The Obama administration’s commitment to promises of transparency in government is being sorely tested by a battle that has erupted over Attorney General Eric Holder’s determination to release classified Bush-era interrogation memos, and intel officials equally as determined to keep those documents right where they are.

     Michael Isikoff reports for Newsweek:

As reported by NEWSWEEK, the White House last month had accepted a recommendation from Attorney General Eric Holder to declassify and publicly release three 2005 memos that graphically describe harsh interrogation techniques approved for the CIA to use against Al Qaeda suspects. But after the story, U.S. intelligence officials, led by senior national-security aide John Brennan, mounted an intense campaign to get the decision reversed, according to a senior administration official familiar with the debate. "Holy hell has broken loose over this," said the official, who asked not to be identified because of political sensitivities.

Brennan is a former senior CIA official who was once considered by Obama for agency director but withdrew his name late last year after public criticism that he was too close to past officials involved in Bush administration decisions. Brennan, who now oversees intelligence issues at the National Security Council, argued that release of the memos could embarrass foreign intelligence services who cooperated with the CIA, either by participating in overseas "extraordinary renditions" of high-level detainees or housing them in overseas "black site" prisons.

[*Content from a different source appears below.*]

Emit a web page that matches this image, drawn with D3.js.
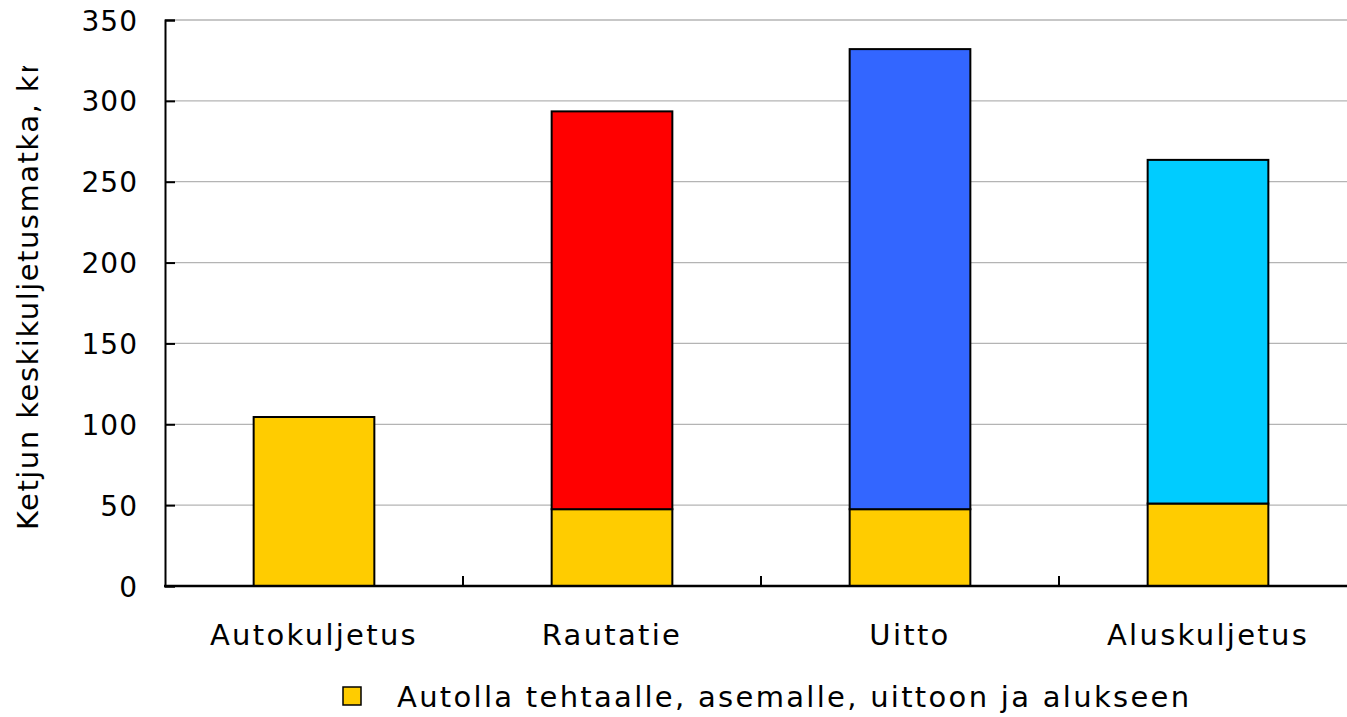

The high level tug-of-war is apparently what led the administration to strike a last minute deal with the American Civil Liberties Union for an extension giving them until April 16 to release three controversial 2005 memos. The ACLU "reluctantly" agreed to the court filing after the Adminstration agreed to consider the release of a fourth memo sought by the ACLU in its Freedom of Information lawsuit filed in U.S. District Court in New York. The fourth document is reported to be a 2002 opinion by former Department of Justice attorney Jay Bybee, that ACLU attorney Jameel Jaffer describes as "one of the cornerstones of the CIA’s torture program," and has long been sought by congressional committees and members of Congress no doubt due to the larger looming debate over accountability for the treatment of detainees in U.S. custody.